No segundo dia do julgamento e-Toupeira, foram três os oficiais de justiça do Tribunal de Fafe, um dos quais aposentado e primo de José Augusto Silva, a admitir que não mudaram as suas passwords durante anos. E era ao arguido, responsável por prestar apoio informático aos colegas, que pediam ajuda sempre que necessário, disseram ainda os oficiais de justiça.
procuradora "incomodada"
"Enquanto estava no ativo, quando havia alguma avaria, nós dávamos quer ao José Augusto Silva quer a outros técnicos a password de acesso ao computador", recordou José Ribeiro, cujas credenciais continuaram a ser usadas mesmo após ter-se reformado, em 2014.
"Eu esquecia-me da password e pedia ao Zé: "arranja-me uma password", contou, por sua vez, Florinda Gonçalves. "Eu sei que ele sabia [a palavra-passe] e confiava plenamente nele", garantiu, finalmente, Cristina Castro.

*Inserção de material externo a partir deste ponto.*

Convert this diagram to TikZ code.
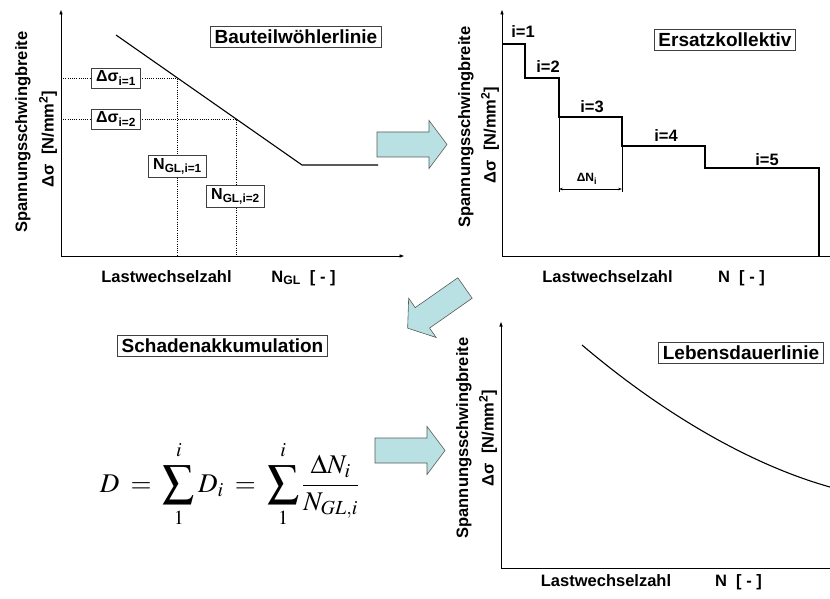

De acordo com a acusação do MP, José Augusto Silva terá usado as credenciais de José Ribeiro para entrar nos computadores, recorrendo, então, aos dados de acesso de uma daquelas funcionárias ou de uma procuradora, Ana Paula Vitorino, para entrar no Citius, a plataforma onde estão os processos judiciais, incluindo os que estão em segredo de justiça. Os acessos ocorreram em 2017 e 2018 e nenhuma se apercebeu. "Isto ainda hoje me incomoda muito", desabafou, ontem, a magistrada.
Reunida a informação, José Augusto Silva fá-la-ia depois chegar a Paulo Gonçalves, através de um segundo oficial de justiça, Júlio Loureiro. Em troca, os funcionários judiciais receberiam camisolas do Benfica ou convites para jogos do clube. Estão os três a ser julgados por crimes como corrupção e acesso ilegítimo. A SAD do Benfica chegou a ser acusada, mas foi ilibada na instrução.
Ontem, várias testemunhas corroboraram a versão de Júlio Loureiro, também ex-observador de árbitros, de que era habitual pessoas ligadas ao mundo do futebol terem bilhetes gratuitos para jogos do Benfica e de outras equipas, incluindo a seleção nacional.
"Quando vamos a Guimarães, vamos com bilhetes do Rui Costa", ilustrou Cristina Castro.
Processo
Dezenas de crimes
Paulo Gonçalves, de 51 anos, e José Augusto Silva, de 55, estão acusados de dezenas de crimes. Júlio Loureiro, de 46, responde por um. Foi o único a falar, para já, no julgamento. Negou os crimes.
Processos espiados
O processo no qual o hacker Rui Pinto está a ser julgado e a investigação a subornos de funcionários do SEF e da Segurança Social foram alguns dos casos espiados.
Mais testemunhas
A próxima sessão do julgamento é a 20 deste mês. Há 17 testemunhas agendadas para falar.